Vers la fin de l’auto-incrimination et la fuite des entreprises à l’étranger

Des accusations qui n’ont pas ébranlé la conviction des partisans de cette confidentialité au sein de l’hémicycle. Le rapporteur Jean Terlier a ainsi évoqué un dispositif « dans l’air du temps, qui va dans le sens de défendre la souveraineté des entreprises françaises », lesquelles sont aujourd’hui considérées, sur la scène internationale, comme des « pestiférées », a-t-il considéré.

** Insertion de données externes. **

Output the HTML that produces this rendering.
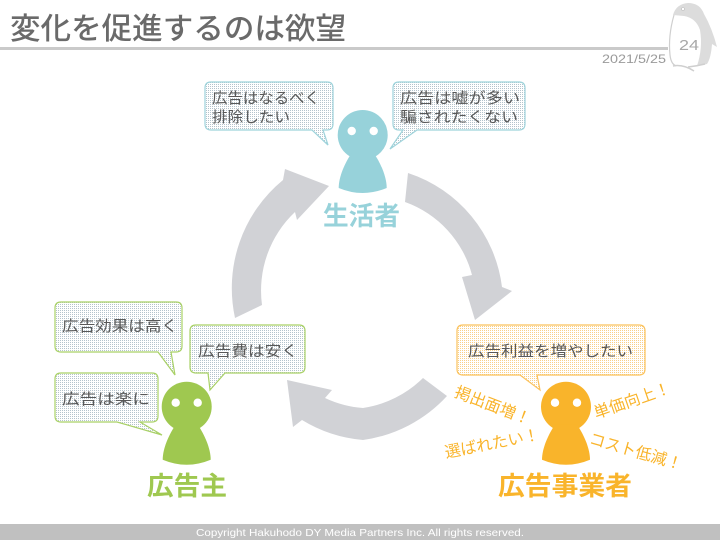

Le député Renaissance de la 3e circonscription du Tarn l’a martelé : le legal privilege à la française « n’est pas une prise de guerre des juristes d’entreprise sur le secret de l’avocat », mais doit permettre de circonscrire la confidentialité des consultations réalisées en interne par des juristes d’entreprise au profit de leurs dirigeants. L’objectif est de mettre fin, a-t-il précisé, au phénomène d’auto-incrimination. En effet, « aujourd’hui, quand les entreprises sont contrôlées, on peut se servir des analyses et consultations juridiques faites par les juristes d’entreprise contre les sociétés elles-mêmes. Un juriste qui, au cours de sa consultation, met en garde sa direction contre tel contrat ou sur la validité de telle obligation peut voir, si le document est saisi, son entreprise sanctionnée sur ce chef-là ».